Monday, January 17, 2011

How to Build a Bridge

My father is incorruptible.

For the longest time ever, i've been thinking that my dad is a strong man. He perseveres through all the tough times in his life, and there have been many: motorbike accidents, getting a job without an education, and even after getting it, the menial nature of the job assuring each day to be arduous, brutish, painful. My mom's cancer later in life almost broke him down; but he found Faith, and the miraculous recovery of her cancer that accompanied it.

It takes a deep-rooted sense of discipline, courage and perseverance to be my father every single day of his life. To me, that was strength.
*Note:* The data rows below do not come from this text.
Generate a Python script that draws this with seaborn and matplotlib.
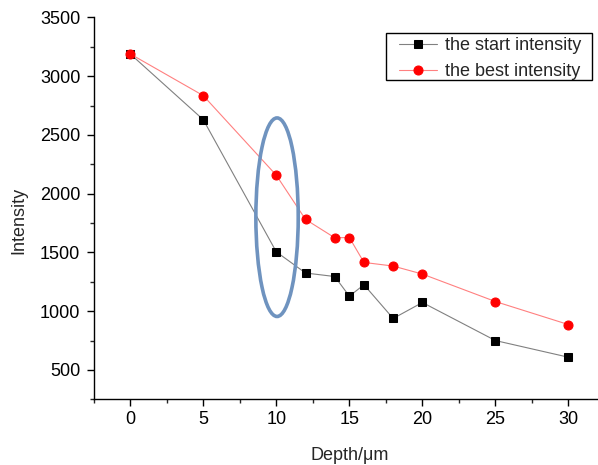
import matplotlib
matplotlib.use("Agg")
import matplotlib.pyplot as plt
import seaborn as sns
import pandas as pd
from matplotlib.patches import Ellipse, Rectangle
from matplotlib.ticker import MultipleLocator

depth = [0, 5, 10, 12, 14, 15, 16, 18, 20, 25, 30]
start_intensity = [3190, 2630, 1505, 1325, 1295, 1128, 1225, 938, 1074, 750, 608]
best_intensity = [3190, 2835, 2157, 1781, 1625, 1627, 1415, 1384, 1316, 1082, 886]
series_names = ["the start intensity", "the best intensity"]

sns.set_style("ticks")
plt.rcParams['font.family'] = ['Liberation Sans', 'DejaVu Sans']

W, H = 598, 465
fig = plt.figure(figsize=(W / 100, H / 100), dpi=100)
ax = fig.add_axes([0.1567, 0.1413, 0.855, 0.8211])

df_start = pd.DataFrame({"Depth": depth, "Intensity": start_intensity})
df_best = pd.DataFrame({"Depth": depth, "Intensity": best_intensity})

sns.lineplot(data=df_start, x="Depth", y="Intensity", ax=ax, color="#808080", lw=0.8,
             marker="s", markersize=5.5, markerfacecolor="black", markeredgecolor="black",
             label=series_names[0])
sns.lineplot(data=df_best, x="Depth", y="Intensity", ax=ax, color="#ff8080", lw=0.8,
             marker="o", markersize=6.5, markerfacecolor="red", markeredgecolor="red",
             label=series_names[1])

ax.add_patch(Ellipse((10.05, 1800), 2.9, 1690, fill=False, edgecolor="#6f93bf", lw=2.6, zorder=5))

ax.set_xlim(-2.5, 32.5)
ax.set_ylim(250, 3500)
ax.xaxis.set_major_locator(MultipleLocator(5))
ax.xaxis.set_minor_locator(MultipleLocator(2.5))
ax.yaxis.set_minor_locator(MultipleLocator(250))
ax.set_yticks([500, 1000, 1500, 2000, 2500, 3000, 3500])

sns.despine(ax=ax)
for s in ["left", "bottom"]:
    ax.spines[s].set_linewidth(1.0)
    ax.spines[s].set_color("black")
ax.tick_params(which="major", direction="out", length=5.2, width=1.0, labelsize=13, colors="black")
ax.tick_params(axis="y", which="major", pad=4.5)
ax.tick_params(which="minor", direction="out", length=3, width=1.0)

ax.set_xlabel("Depth/\u03bcm", fontsize=13, va="top")
ax.set_ylabel("Intensity", fontsize=13)
ax.yaxis.set_label_coords(-0.130, 0.468)
ax.xaxis.set_label_coords(0.5, -0.125)

leg = ax.legend(loc="upper right", bbox_to_anchor=(581 / W, 1 - 37 / H),
                bbox_transform=fig.transFigure, fontsize=13, frameon=False,
                handlelength=2.1, borderpad=0, labelspacing=0.5,
                handletextpad=0.45, borderaxespad=0)

# legend frame box
fig.patches.append(Rectangle((386 / W, 1 - 80 / H), (592 - 386) / W, (80 - 33) / H,
                             transform=fig.transFigure, fill=False, edgecolor="black",
                             lw=1.0, zorder=10))

fig.savefig("out.png", dpi=100)
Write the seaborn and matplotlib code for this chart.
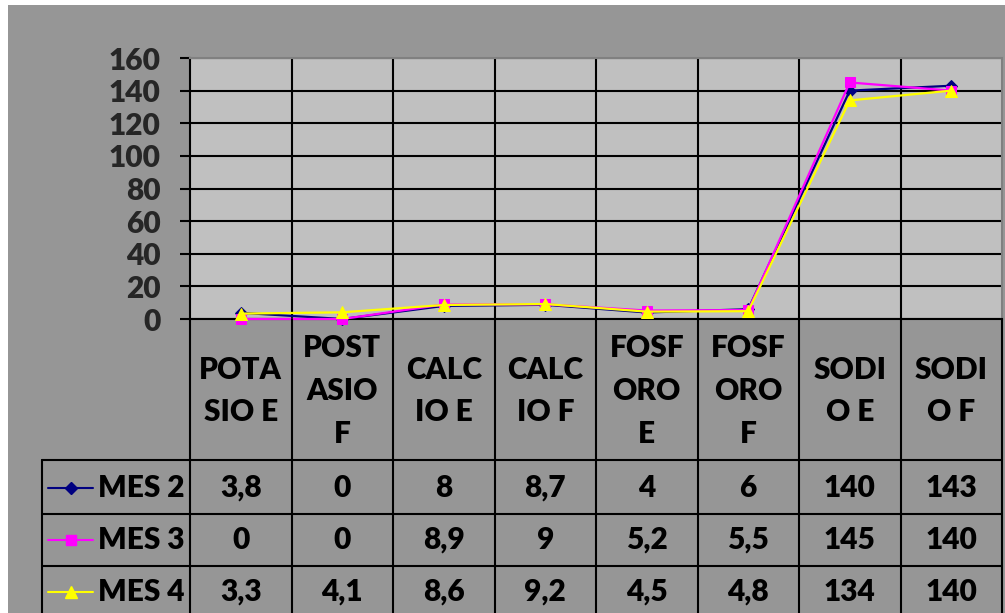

Strength, pure and strong, able to overcome any obstacle in life.

Then he changed. With age, he learned the humility to suppress his chauvinistic, self-righteous self. With experience, he mastered control over his raging temperament. With wisdom, he gave a voice to his soul.

And i heard it today, steadfast, resolute and firm. That was the voice of strength. Not simply sheer willpower or endurance, for even the reckless have that. Nor constancy or discipline, for these may be misguided in efforts. I mistook strength for these, and blindly adored these values. But today I learned a most valuable lesson.

A strong person is the one who unwaveringly believes in and acts by his moral stand. A strong person never compromises his principles for money, power, popularity, status, or any lesser things. A strong person is incorruptible, and try what you may, you can never get him to sacrifice his values for self-interested material gains. Because as Socrates believed, it is in your self-interest to be moral. Because it is right, it is just; it is human.

And I've always felt, there exists such a wide, gaping chasm between the moral values you hold, and the actions you do in real life. Many never cross this gap. But today i listened to my father, and i saw the steadfast bridge he'd built over long decades of impetuousness, recklessness, stupidity and arrogance, mistakes all; and also good intention, grit, courage, blood and tears. I saw the way he strode forward straight into the sun, in the relentless belief that this was the right path. And i thought to myself, this is how a backbone is made.

Thank you dad, for showing me today how to build a bridge.

1 comment:

  1. what about people who don't have much morals or principles? not everyone has the same standards. some people are just blank.

    anyway, what exactly did your father do? quite interested to know.